Gal Luft, executive director of the Institute for the Analysis of Global Security, said that to the extent China acquires reserves from countries such as Canada, "It means we will be more dependent on the Middle East and other more unstable areas." As a result, "this deal should be viewed as a red flag."
Some of the ammunition for the opponents has come from an interested party -- in this case, Chevron Corp., which has made a rival $16.5 billion bid for Unocal. In an interview, Peter J. Robertson, Chevron's vice chairman, maintained that U.S. economic interests are at stake mainly because a combined CNOOC-Unocal company would be less able to exploit Unocal's deepwater petroleum reserves than Chevron would, given Chevron's expertise.
In such an enormous world energy market, "a few percentage points [of global production] can really make a difference" to prices, Robertson said. But asked if he thought a Chevron victory over CNOOC would affect production that much, Robertson said no.
The issue may be academic, because the furor over CNOOC's bid could prompt Unocal shareholders to approve the Chevron bid at a meeting scheduled for Aug. 10, well before CNOOC could clear its own bid.
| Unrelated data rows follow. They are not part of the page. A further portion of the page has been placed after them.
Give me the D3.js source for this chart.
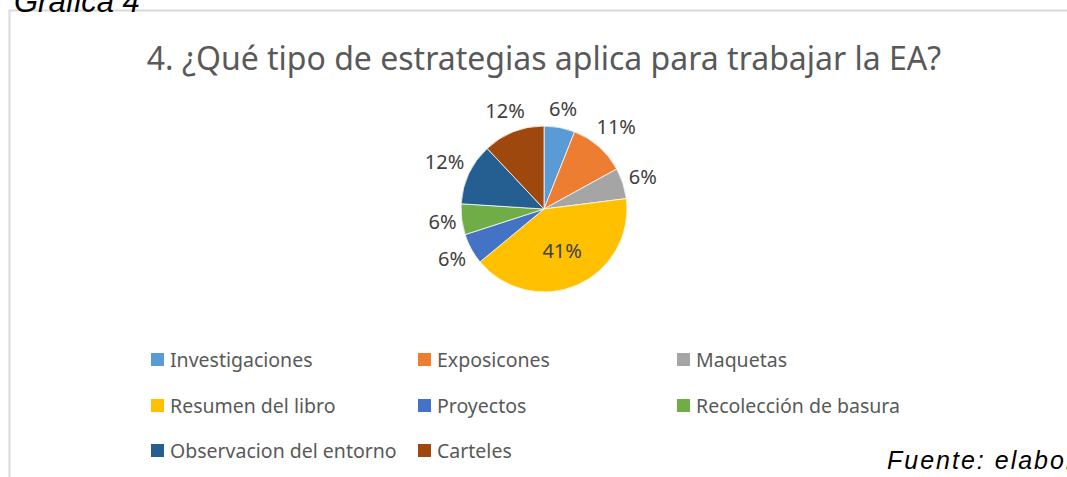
<!DOCTYPE html>
<html>
<head>
<meta charset="utf-8">
<script src="https://cdn.jsdelivr.net/npm/d3@7"></script>
<style>
  html, body { margin: 0; padding: 0; background: #fff; }
  svg { display: block; }
</style>
</head>
<body>
<div id="chart"></div>
<script>
// data
var categories = ["Investigaciones", "Exposicones", "Maquetas", "Resumen del libro",
                  "Proyectos", "Recolección de basura", "Observacion del entorno", "Carteles"];
var percents = [6, 11, 6, 41, 6, 6, 12, 12];
var colors = ["#5B9BD5", "#ED7D31", "#A5A5A5", "#FFC000", "#4472C4", "#70AD47", "#255E91", "#9E480E"];

var width = 1067, height = 477;
var cx = 544, cy = 209, radius = 83;

var svg = d3.select("#chart").append("svg")
    .attr("width", width)
    .attr("height", height);

// chart frame (cut by the page on the right and bottom)
svg.append("path")
    .attr("d", "M9.5," + height + "V10.5H" + width)
    .attr("fill", "none")
    .attr("stroke", "#d9d9d9")
    .attr("stroke-width", 2);

svg.append("text")
    .attr("x", 14)
    .attr("y", 12)
    .attr("font-family", "Liberation Sans, Arial, sans-serif")
    .attr("font-style", "italic")
    .attr("font-size", 31)
    .attr("fill", "#000")
    .text("Gráfica 4");

svg.append("text")
    .attr("x", cx)
    .attr("y", 70)
    .attr("text-anchor", "middle")
    .attr("font-family", "Noto Sans, sans-serif")
    .attr("font-size", 32)
    .attr("fill", "#595959")
    .text("4. ¿Qué tipo de estrategias aplica para trabajar la EA?");

var pie = d3.pie().sort(null).value(function(d) { return d; });
var arcs = pie(percents);
var arc = d3.arc().innerRadius(0).outerRadius(radius);

var g = svg.append("g").attr("transform", "translate(" + cx + "," + cy + ")");

g.selectAll(".slice")
    .data(arcs).enter().append("path")
    .attr("class", "slice")
    .attr("d", arc)
    .attr("fill", function(d, i) { return colors[i]; })
    .attr("stroke", "#fff")
    .attr("stroke-width", 0.75);

// labels: big slice inside, others just outside the edge
g.selectAll(".lbl")
    .data(arcs).enter().append("text")
    .attr("class", "lbl")
    .attr("text-anchor", "middle")
    .attr("dy", "0.35em")
    .attr("font-family", "Noto Sans, sans-serif")
    .attr("font-size", 20)
    .attr("fill", "#404040")
    .attr("transform", function(d) {
        var a = (d.startAngle + d.endAngle) / 2;
        var s = Math.sin(a), c = -Math.cos(a);
        var r;
        if (d.endAngle - d.startAngle > Math.PI / 2) {
            r = radius * 0.55;
        } else {
            var hw = String(d.data).length * 6 + 6, hh = 11;
            r = radius + 6 + Math.abs(s) * hw + Math.abs(c) * hh;
        }
        return "translate(" + (s * r) + "," + (c * r) + ")";
    })
    .text(function(d) { return d.data + "%"; });

// legend, 3 columns
var legendX = d3.scaleOrdinal().domain([0, 1, 2]).range([151, 418, 677]);
var legendY = d3.scaleOrdinal().domain([0, 1, 2]).range([360, 406, 451]);

var item = svg.selectAll(".legend-item")
    .data(categories).enter().append("g")
    .attr("class", "legend-item")
    .attr("transform", function(d, i) {
        return "translate(" + legendX(i % 3) + "," + legendY(Math.floor(i / 3)) + ")";
    });

item.append("rect")
    .attr("x", 0)
    .attr("y", -7)
    .attr("width", 13)
    .attr("height", 13)
    .attr("fill", function(d, i) { return colors[i]; });

item.append("text")
    .attr("x", 19)
    .attr("dy", "0.35em")
    .attr("font-family", "Noto Sans, sans-serif")
    .attr("font-size", 19.5)
    .attr("fill", "#595959")
    .text(function(d) { return d; });

svg.append("text")
    .attr("x", 887)
    .attr("y", 469)
    .attr("font-family", "Liberation Sans, Arial, sans-serif")
    .attr("font-style", "italic")
    .attr("font-size", 25)
    .attr("letter-spacing", 2)
    .attr("fill", "#000")
    .text("Fuente: elaboración propia");
</script>
</body>
</html>
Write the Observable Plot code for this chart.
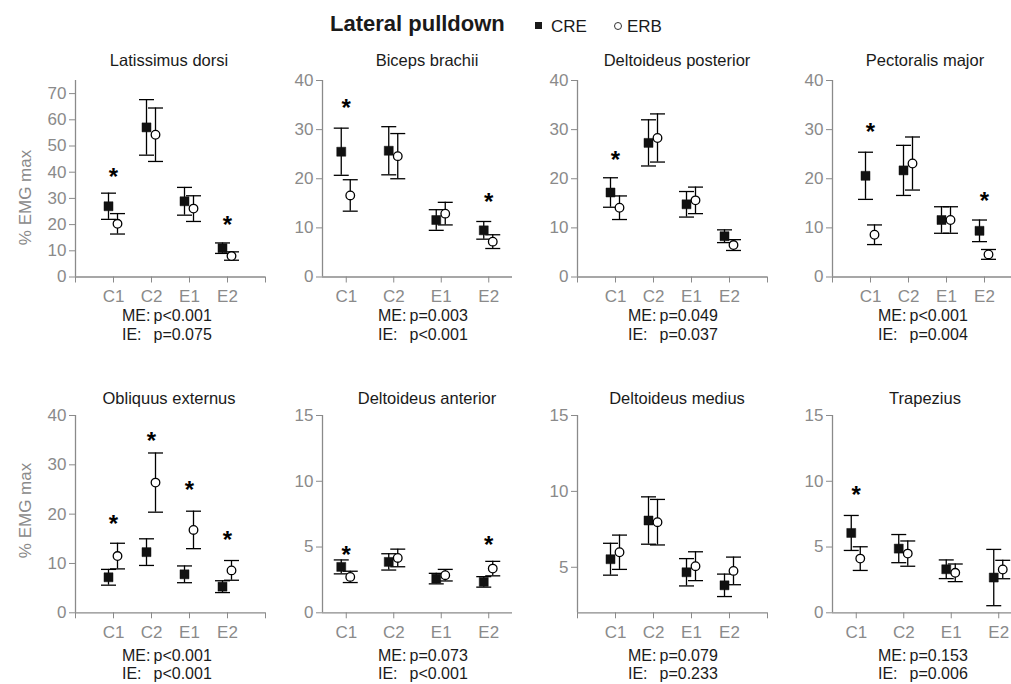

Even though Chevron's offer is lower than that of CNOOC, the certainty that Chevron would pass muster in Washington gives the U.S. oil giant an edge.
"In the environment we're in," Robertson noted, "I think Unocal shareholders will say, 'The Chevron deal looks pretty good.' "
But there are dangers in stiff-arming Beijing, especially given China's clout as a purchaser of things such as Boeing airplanes and U.S. Treasury bonds.
"If we were to say no to [CNOOC's bid], it would likely stimulate just the sort of nationalist reaction in China that we should want to discourage," said Richard Haass, president of the Council on Foreign Relations. "We have a national security interest in integrating China into the global economy, and this [permitting the Chinese takeover of Unocal] seems to me one way to do it."